Did Tayto really invent cheese and onion crisps?

Tayto wasn’t the first Irish crisp maker, but its great innovation – flavour – made it a success

Did you treat yourself to a packet of Tayto for the inaugural National Tayto Day recently? It was marking 65 years of the company which was founded by crisp enthusiast Joe Murphy in 1954. They even had a birthday party for Mr Tayto on Friday night in Copper Face Jacks nightclub in Dublin, raising money for Dublin Simon Community.

Praise be to the genius who discovered that you could elevate thin slices of potato by frying them in oil. One of the oldest known published recipes for crisps is by William Kitchiner, an optician who doubled up as a Georgian-era celebrity chef. His book, A Cook’s Oracle, published in 1817, was a big hit in the UK and a young America. Kitchiner’s recipe – Potatoes fried in Slices or Shavings – calls for slivers of potato fried in “lard or dripping” and “served with a very little salt sprinkled over them”.

Tayto may be one of the best known crisp brands in Ireland, but they weren’t the first. According to Tayto Park’s museum exhibition, Star Crisps based in Clontarf, Dublin, were the first in Ireland. What made Tayto different from its local competitors when it launched in 1954, however, were its flavoured crisps – plain, cheese and cheese & onion.

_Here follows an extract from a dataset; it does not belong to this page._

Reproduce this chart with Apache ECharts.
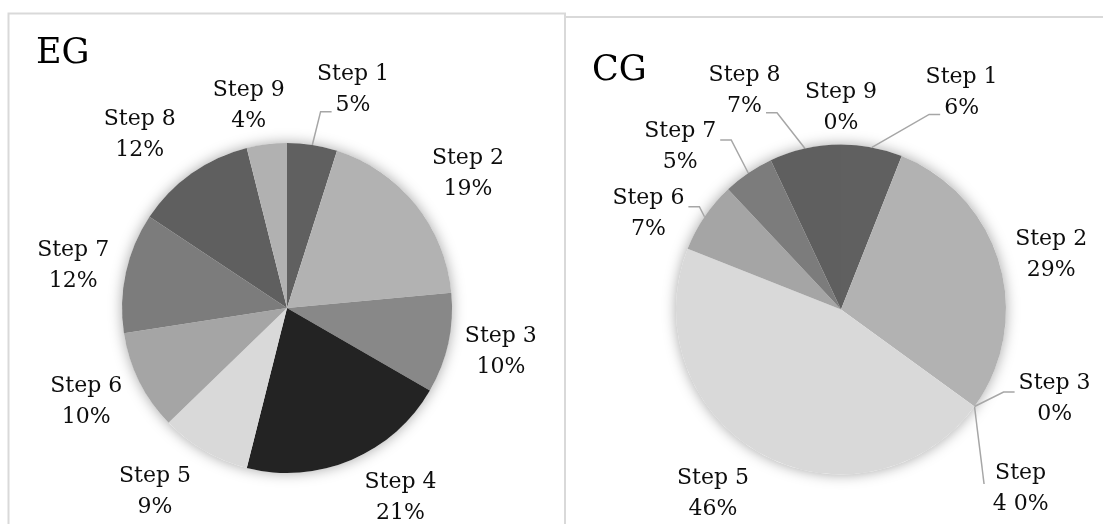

Before Tayto’s flavoured crisps were launched, the snack food was unflavoured. Instead, they came with small sachets of salt, so you could flavour your crisps yourself. Tayto is often credited with being pioneers in cutting the bag of salt out of the process and adding the flavour to the fried spuds. “Tayto was certainly one of the first to put the flavouring onto the crisps directly,” says Carol McCaghey, Tayto’s marketing manager.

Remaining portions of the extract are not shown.